Former Sen. Ted Kaufman (D-Del.), who was appointed to fill Joe Biden’s long-held Senate seat when he was sworn in as vice president in January 2009, was determined to see bankers in handcuffs. “I was really upset about what went on on Wall Street that brought about the financial crisis,” Kaufman recalls. “That doesn’t happen if there isn’t something bad going on.”

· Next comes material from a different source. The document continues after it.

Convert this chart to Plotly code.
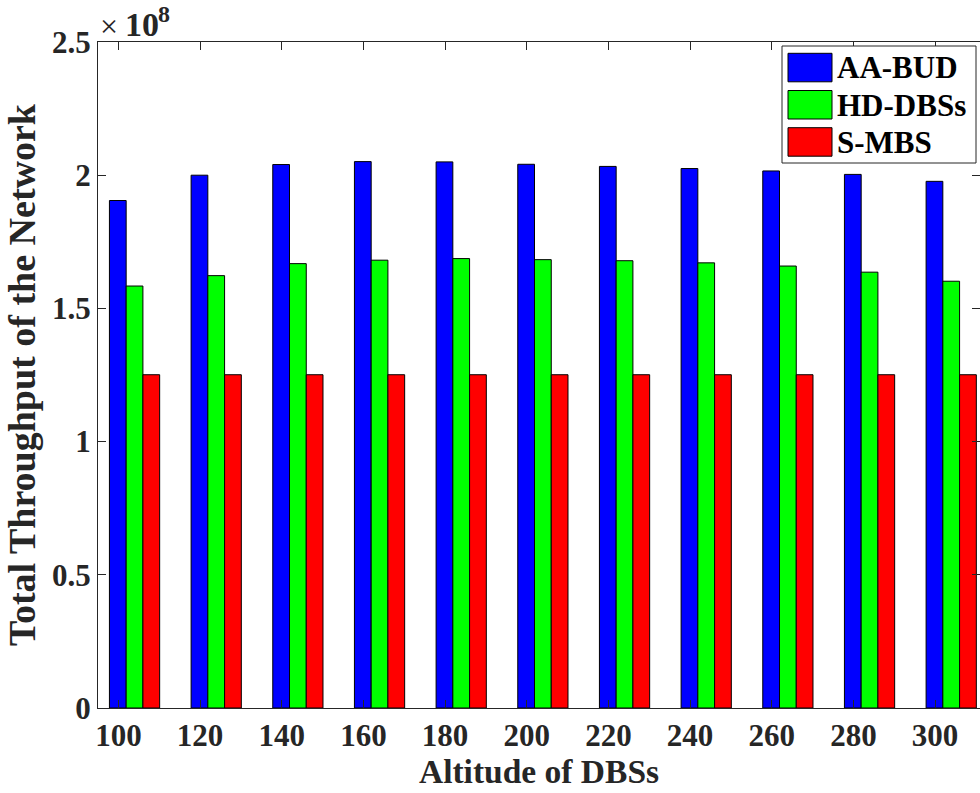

Yet Kaufman left office in late 2010 frustrated by the lack of criminal prosecutions. Jeff Connaughton, Kaufman’s chief of staff, remains convinced that the DOJ failed to make prosecuting Wall Street a top priority. “You’re telling me that not one banker, not one executive on Wall Street, not one player in this entire financial crisis committed provable fraud?” asks Connaughton. “I mean, I just don’t believe that.”
Smith asks Lanny Breuer, assistant attorney general for the DOJ’s Criminal Division, about his failure to criminally indict Wall Street executives. “I think there was a level of greed, a level of excessive risk taking in this situation that I find abominable and very upsetting,” says Breuer. “But that is not what makes a criminal case.”
Critics, including two high-level sources within Breuer’s own division and former New York Attorney General Eliot Spitzer, disagree. “They have not done what needed to be done,” Spitzer says. “The greater risk is that corrupt behavior that is damaging to our economy, that leads to something as enormously painful as the cataclysm of ’08, goes unaddressed.”
New York Attorney General Eric Schneiderman finally filed a major lawsuit against JPMorgan Chase and Bear Stearns in 2012. It closely mirrors claims first made by private plaintiffs almost two years earlier. Despite strong evidence of fraud, the government again decided not to pursue criminal charges. Meanwhile, banking scandals continue to surface almost weekly.